All within the past few weeks, several famous faces have come forward with news about their health. Ed Sheeran opened up about living with an eating disorder, Maria Menounos shared her pancreatic cancer journey, Toni Braxton spoke out about lupus, Jewel talked with “CBS Mornings” about her mental health reset, and Meghan Trainor revealed her vaginismus diagnosis, just to name a few.
As more and more celebrities get candid about their health and mental health challenges, experts say this can have a positive impact on fans and others watching by raising awareness and removing stigma.
“We know that celebrities sharing their experiences is one way to improve knowledge and general education on specific health conditions,” says Dr. Adiele Hoffman, a general practitioner and medical adviser at the women’s health app Flo. “Improving awareness can also influence positive health behaviors like seeking help from professionals and accessing reliable sources of information.”
While there isn’t a huge amount of medical evidence around celebrity disclosures, mental health research has shown there can be an impact. In a 2022 analysis, for example, researchers found celebrity disclosures about mental health can lead to reduced stigma and better acceptance of people with mental health conditions.
Mental health disclosures can also help counter false beliefs around conditions and minimize stereotypes, Hoffman adds.
For example, Ed Sheeran revealing his experience with binge eating earlier this year helped put a spotlight on the fact that men can deal with body image issues and eating disorders too.
“People who struggle with disordered eating and body image issues usually experience shame and find it challenging to open up about their challenges and seek help. By being open about their challenges, celebrities remind us that anyone can get affected by these issues and that it’s OK to talk about them and seek help,” says Elizabet Altunkara, director of education at the National Eating Disorders Association.
Seeing an admired celebrity who has faced and overcome these challenges, or is in the recovery process, can also generate a sense of hope, Altunkara says.

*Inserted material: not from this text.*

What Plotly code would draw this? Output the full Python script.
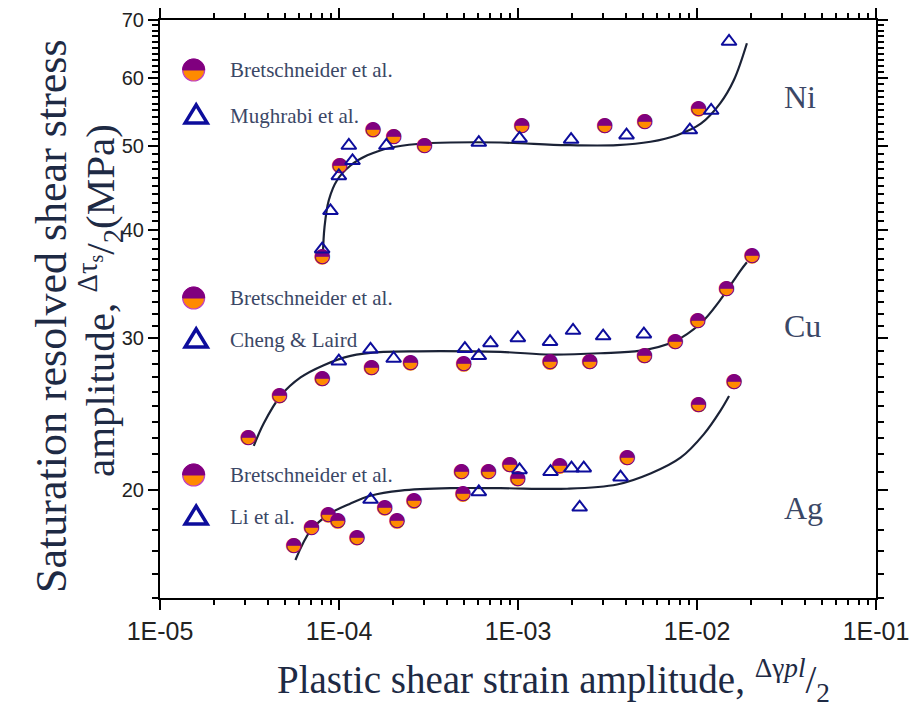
import plotly.graph_objects as go

# ---------------- data ----------------
ni_bret_x = [8.05e-5, 1.01e-4, 1.55e-4, 2.02e-4, 3.0e-4, 1.05e-3, 3.05e-3, 5.1e-3, 1.02e-2]
ni_bret_y = [37.2, 47.5, 52.2, 51.3, 50.1, 52.8, 52.8, 53.4, 55.2]
ni_mugh_x = [8.05e-5, 8.96e-5, 9.98e-5, 1.135e-4, 1.19e-4, 1.84e-4, 6.04e-4, 1.02e-3,
             1.98e-3, 4.04e-3, 9.12e-3, 1.2e-2, 1.51e-2]
ni_mugh_y = [38.0, 42.1, 46.2, 50.1, 48.1, 50.1, 50.5, 51.05, 50.9, 51.5, 52.2, 55.0, 66.1]
ni_fit_x = [8.12e-5, 8.30e-5, 8.77e-5, 9.77e-5, 1.16e-4, 1.44e-4, 1.94e-4, 2.74e-4, 4.2e-4,
            7.98e-4, 1.88e-3, 3.58e-3, 5.5e-3, 7.74e-3, 1.05e-2, 1.35e-2, 1.61e-2, 1.9e-2]
ni_fit_y = [37.2, 40.3, 43.3, 45.7, 47.5, 48.8, 49.8, 50.3, 50.5,
            50.5, 50.15, 50.15, 50.6, 51.5, 53.1, 56.1, 59.7, 65.8]

cu_bret_x = [3.11e-5, 4.65e-5, 8.05e-5, 1.52e-4, 2.51e-4, 4.98e-4, 1.51e-3, 2.52e-3,
             5.09e-3, 7.55e-3, 1.01e-2, 1.46e-2, 2.03e-2]
cu_bret_y = [23.0, 25.7, 26.9, 27.7, 28.05, 27.96, 28.1, 28.15, 28.6, 29.7, 31.4, 34.2, 37.3]
cu_cl_x = [9.98e-5, 1.5e-4, 2.02e-4, 5.05e-4, 6.04e-4, 7.02e-4, 9.98e-4, 1.51e-3,
           2.03e-3, 2.99e-3, 5.05e-3]
cu_cl_y = [28.2, 29.1, 28.4, 29.15, 28.6, 29.6, 30.0, 29.7, 30.6, 30.15, 30.3]
cu_fit_x = [3.34e-5, 3.8e-5, 4.71e-5, 6.1e-5, 8.22e-5, 1.16e-4, 1.78e-4, 2.74e-4, 7.98e-4,
            1.52e-3, 2.89e-3, 4.83e-3, 7.41e-3, 1.05e-2, 1.35e-2, 1.75e-2, 1.9e-2]
cu_fit_y = [22.5, 23.9, 25.7, 27.0, 27.9, 28.6, 28.9, 28.95, 28.9,
            28.7, 28.8, 29.0, 29.7, 31.2, 33.2, 35.9, 36.7]

ag_bret_x = [5.59e-5, 7.01e-5, 8.7e-5, 9.84e-5, 1.26e-4, 1.80e-4, 2.11e-4, 2.62e-4, 4.83e-4,
             4.92e-4, 6.83e-4, 9.0e-4, 9.97e-4, 1.71e-3, 4.07e-3, 1.02e-2, 1.61e-2]
ag_bret_y = [17.25, 18.1, 18.7, 18.4, 17.6, 19.05, 18.4, 19.4, 21.0,
             19.77, 21.0, 21.4, 20.6, 21.3, 21.8, 25.1, 26.7]
ag_li_x = [1.5e-4, 6.04e-4, 1.02e-3, 1.52e-3, 1.99e-3, 2.21e-3, 2.33e-3, 3.74e-3]
ag_li_y = [19.5, 19.9, 21.1, 21.0, 21.2, 19.1, 21.2, 20.7]
ag_fit_x = [5.71e-5, 6.94e-5, 8.96e-5, 1.16e-4, 1.5e-4, 2.21e-4, 4.2e-4, 7.98e-4,
            1.88e-3, 3.58e-3, 5.5e-3, 8.09e-3, 1.09e-2, 1.35e-2, 1.51e-2]
ag_fit_y = [16.6, 17.95, 18.8, 19.3, 19.7, 19.97, 20.1, 20.1,
            20.07, 20.3, 20.9, 21.8, 23.2, 24.7, 25.7]

x_tickvals = [1e-5, 1e-4, 1e-3, 1e-2, 1e-1]
x_ticktext = ["1E-05", "1E-04", "1E-03", "1E-02", "1E-01"]
y_tickvals = [20, 30, 40, 50, 60, 70]
y_ticktext = ["20", "30", "40", "50", "60", "70"]

# ---------------- styles ----------------
PURPLE = "#80007f"
ORANGE = "#ff8a00"
EDGE = "#c040c0"
TRI = "#0d0d9c"
FIT = "#1b2236"
TXT = "#3b4766"
GLYPH_SIZE = 20
DISK_SIZE = 15
GLYPH_FONT = "DejaVu Sans"

fig = go.Figure()


def add_fit(x, y):
    fig.add_trace(go.Scatter(x=x, y=y, mode="lines",
                             line=dict(color=FIT, width=2.2, shape="spline", smoothing=1.0),
                             showlegend=False, hoverinfo="skip"))


def add_half_circles(x, y, name):
    # orange disk + purple "upper half black" circle glyph on top
    fig.add_trace(go.Scatter(x=x, y=y, mode="markers+text", text=["◓"] * len(x), textposition="middle center",
                             marker=dict(symbol="circle", size=DISK_SIZE, color=ORANGE, line=dict(width=0)),
                             textfont=dict(family=GLYPH_FONT, size=GLYPH_SIZE, color=PURPLE),
                             showlegend=False, name=name))


def add_triangles(x, y, name):
    fig.add_trace(go.Scatter(x=x, y=y, mode="markers",
                             marker=dict(symbol="triangle-up-open", size=13, color=TRI,
                                         line=dict(width=2, color=TRI)),
                             showlegend=False, name=name))


add_fit(ni_fit_x, ni_fit_y)
add_fit(cu_fit_x, cu_fit_y)
add_fit(ag_fit_x, ag_fit_y)
add_half_circles(ni_bret_x, ni_bret_y, "Bretschneider et al.")
add_triangles(ni_mugh_x, ni_mugh_y, "Mughrabi et al.")
add_half_circles(cu_bret_x, cu_bret_y, "Bretschneider et al.")
add_triangles(cu_cl_x, cu_cl_y, "Cheng & Laird")
add_half_circles(ag_bret_x, ag_bret_y, "Bretschneider et al.")
add_triangles(ag_li_x, ag_li_y, "Li et al.")

annotations = []
shapes = []
R = 11      # legend circle radius (px)
K = 0.5523  # bezier quarter-circle constant
top_half = (f"M {-R} 0 C {-R} {K*R:.2f} {-K*R:.2f} {R} 0 {R} "
            f"C {K*R:.2f} {R} {R} {K*R:.2f} {R} 0 Z")
tri_path = "M -11 -7 L 11 -7 L 0 11 Z"

legend_rows = [
    (0.9135, "circle", "Bretschneider et al."),
    (0.834, "tri", "Mughrabi et al."),
    (0.519, "circle", "Bretschneider et al."),
    (0.4464, "tri", "Cheng & Laird"),
    (0.2128, "circle", "Bretschneider et al."),
    (0.140, "tri", "Li et al."),
]
for ly, kind, label in legend_rows:
    if kind == "circle":
        shapes.append(dict(type="circle", xref="paper", yref="paper", xsizemode="pixel", ysizemode="pixel",
                           xanchor=0.047, yanchor=ly, x0=-R, x1=R, y0=-R, y1=R,
                           fillcolor=ORANGE, line=dict(color=EDGE, width=1.2), layer="above"))
        shapes.append(dict(type="path", xref="paper", yref="paper", xsizemode="pixel", ysizemode="pixel",
                           xanchor=0.047, yanchor=ly, path=top_half,
                           fillcolor=PURPLE, line=dict(color=PURPLE, width=1), layer="above"))
    else:
        shapes.append(dict(type="path", xref="paper", yref="paper", xsizemode="pixel", ysizemode="pixel",
                           xanchor=0.0505, yanchor=ly, path=tri_path,
                           fillcolor="rgba(0,0,0,0)", line=dict(color=TRI, width=3.5), layer="above"))
    annotations.append(dict(x=0.0956, y=ly, xref="paper", yref="paper", text=label, showarrow=False,
                            xanchor="left", yanchor="middle",
                            font=dict(family="Liberation Serif", size=21, color=TXT)))

for lx, ly, lab in [(0.894, 0.867, "Ni"), (0.898, 0.470, "Cu"), (0.899, 0.156, "Ag")]:
    annotations.append(dict(x=lx, y=ly, xref="paper", yref="paper", text=lab, showarrow=False,
                            xanchor="center", yanchor="middle",
                            font=dict(family="Liberation Serif", size=32, color=TXT)))

# axis titles
TITLE_Y = dict(family="Liberation Serif", size=44, color="#1e2a44")
TITLE_Y2 = dict(family="Liberation Serif", size=41, color="#1e2a44")
TITLE_X = dict(family="Liberation Serif", size=39, color="#1e2a44")
annotations.append(dict(x=-0.1508, y=0.488, xref="paper", yref="paper", text="Saturation resolved shear stress",
                        showarrow=False, textangle=-90, xanchor="center", yanchor="middle", font=TITLE_Y))
annotations.append(dict(x=-0.0838, y=0.5156, xref="paper", yref="paper",
                        text="amplitude, <sup>Δτ<sub>s</sub></sup>/<sub>2</sub>(MPa)",
                        showarrow=False, textangle=-90, xanchor="center", yanchor="middle", font=TITLE_Y2))
annotations.append(dict(x=0.549, y=-0.142, xref="paper", yref="paper",
                        text="Plastic shear strain amplitude, <sup>Δγ<i>pl</i></sup>/<sub>2</sub>",
                        showarrow=False, xanchor="center", yanchor="middle", font=TITLE_X))

x_minor = [m * d for d in [1e-5, 1e-4, 1e-3, 1e-2] for m in range(2, 10)]
y_minor = [v for v in range(15, 71) if v % 10 != 0]

axis_common = dict(showline=True, linecolor="black", linewidth=2, mirror="ticks", ticks="outside",
                   ticklen=10, tickwidth=2, tickcolor="black", showgrid=False, zeroline=False,
                   automargin=False)

fig.update_layout(
    width=911, height=709,
    margin=dict(l=160, r=35, t=20, b=111),
    paper_bgcolor="white", plot_bgcolor="white",
    showlegend=False,
    xaxis=dict(type="log", range=[-5, -1], tickmode="array", tickvals=x_tickvals, ticktext=x_ticktext,
               tickfont=dict(family="Liberation Sans", size=25, color="#222222"),
               minor=dict(tickmode="array", tickvals=x_minor, ticks="outside", ticklen=5, tickwidth=1.5,
                          tickcolor="black", showgrid=False),
               ticklabelstandoff=0, **axis_common),
    yaxis=dict(type="log", range=[1.1761, 1.8451], tickmode="array", tickvals=y_tickvals, ticktext=y_ticktext,
               tickfont=dict(family="Liberation Sans", size=20, color="#222222"),
               minor=dict(tickmode="array", tickvals=y_minor, ticks="outside", ticklen=6, tickwidth=1.5,
                          tickcolor="black", showgrid=False),
               **axis_common),
    annotations=annotations,
    shapes=shapes,
)

fig.write_html("out.html")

Plus, it helps that stars have a large platform.
“Celebrities have large audiences and a big reach. If they are raising awareness about eating disorders and mental health challenges in general, they have the ability to raise awareness on a larger scale,” she says. “Knowing that your favorite celebrity also struggled with an eating disorder and was able to recover not only becomes a source of hope but also emphasizes the fact that eating disorders don’t discriminate and can affect anyone.”

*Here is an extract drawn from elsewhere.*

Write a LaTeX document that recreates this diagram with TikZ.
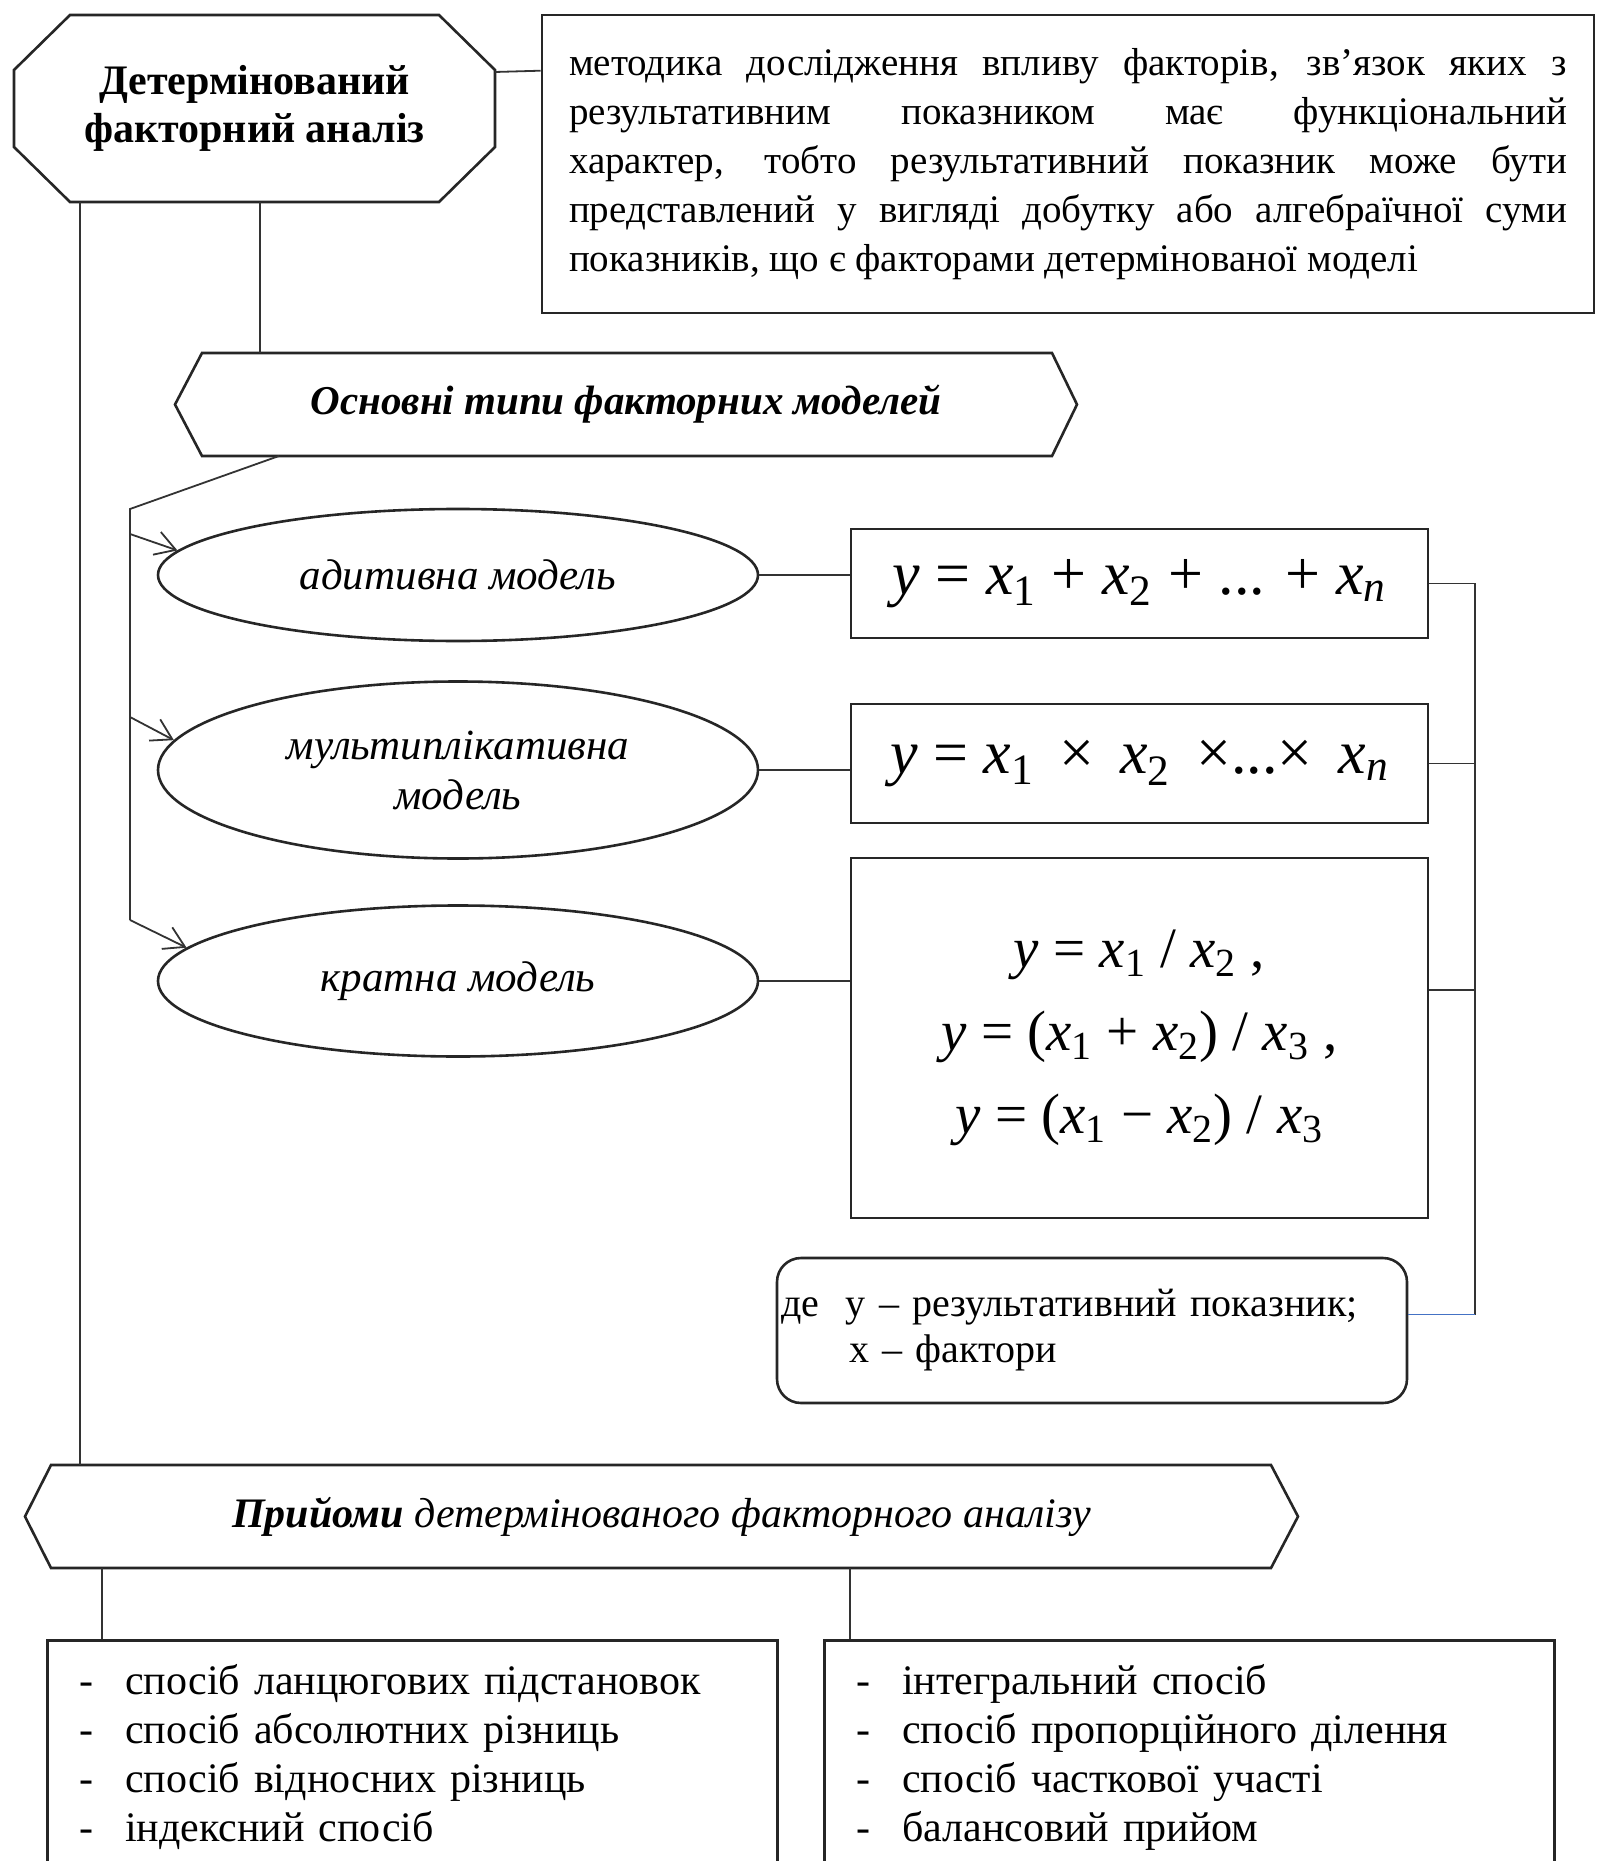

Hoffman thinks the same benefits can apply to other health disclosures too.
“Celebrities sharing their experiences, particularly those opening up about stigmatized women’s health conditions like Chrissy Teigen has on her infertility journey and pregnancy loss, can play a powerful role in increasing public awareness and understanding,” Hoffman says. “People can also learn by observing a celebrity’s actions and outcomes — a celebrity is still popular and respected despite their condition and any concerns about potential negative consequences.”

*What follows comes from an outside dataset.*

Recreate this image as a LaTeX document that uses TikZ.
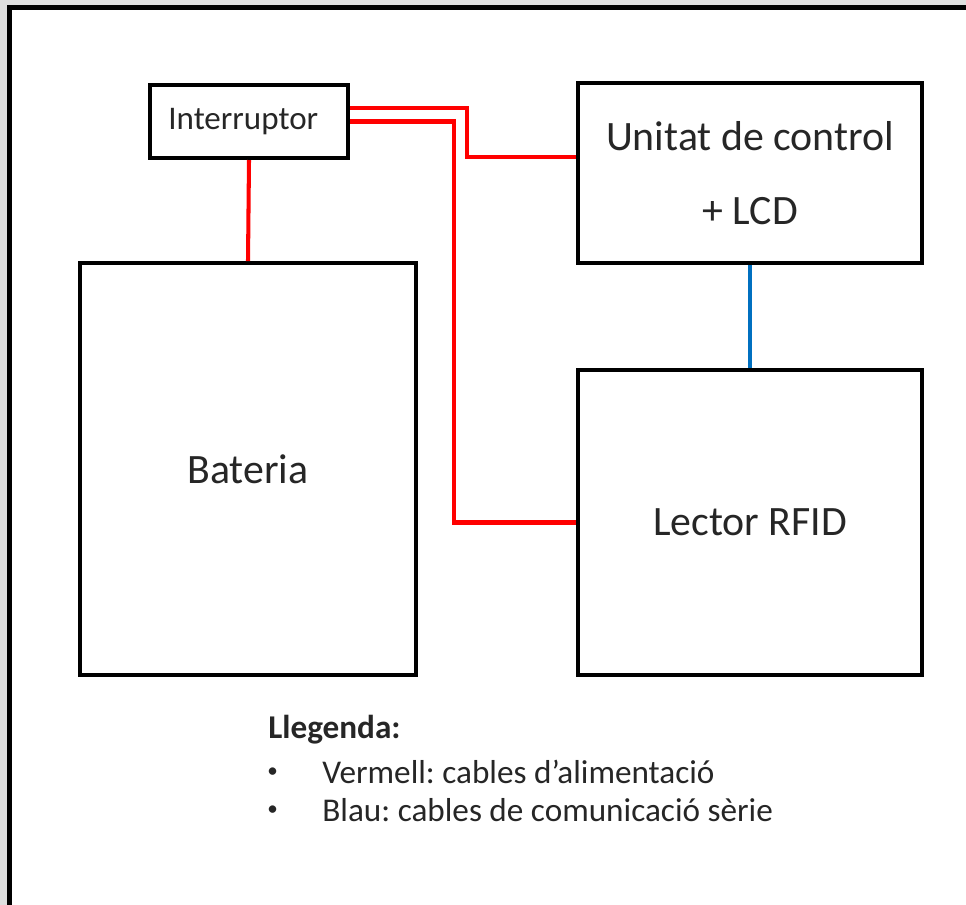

Hoffman also thinks celebrity disclosures around health topics often deemed as “taboo” can help normalize these conversations and reduce both public and self-stigma.
“Having positive role models in the media openly discuss taboo topics like sex and sex-related health topics can help break down barriers and open conversation,” she says. “When a celebrity openly talks about a taboo topic, like vaginismus, it’s like they’re giving people permission to talk about it too. Suddenly, people feel more comfortable reaching out for support which they might not have done due to either a lack of understanding or embarrassment.”
Hoffman says it’s important to remember that media portrayal of celebrities and their condition also play a key role, noting the importance of providing accurate information. It’s also useful for fans to remember that individuals are all different and celebrities’ experiences won’t necessarily be identical to their own.
“While it is great to normalize these experiences, we should remember that we’re all unique and should seek medical advice for personalized diagnoses and treatment,” Hoffman says.
If you or someone you know is struggling with body image or eating concerns, the National Eating Disorders Association’s toll-free and confidential helpline is available by phone or text at 1-800-931-2237 or by click-to-chat message at nationaleatingdisorders.org/helpline. For 24/7 crisis situations, text “NEDA” to 741-741.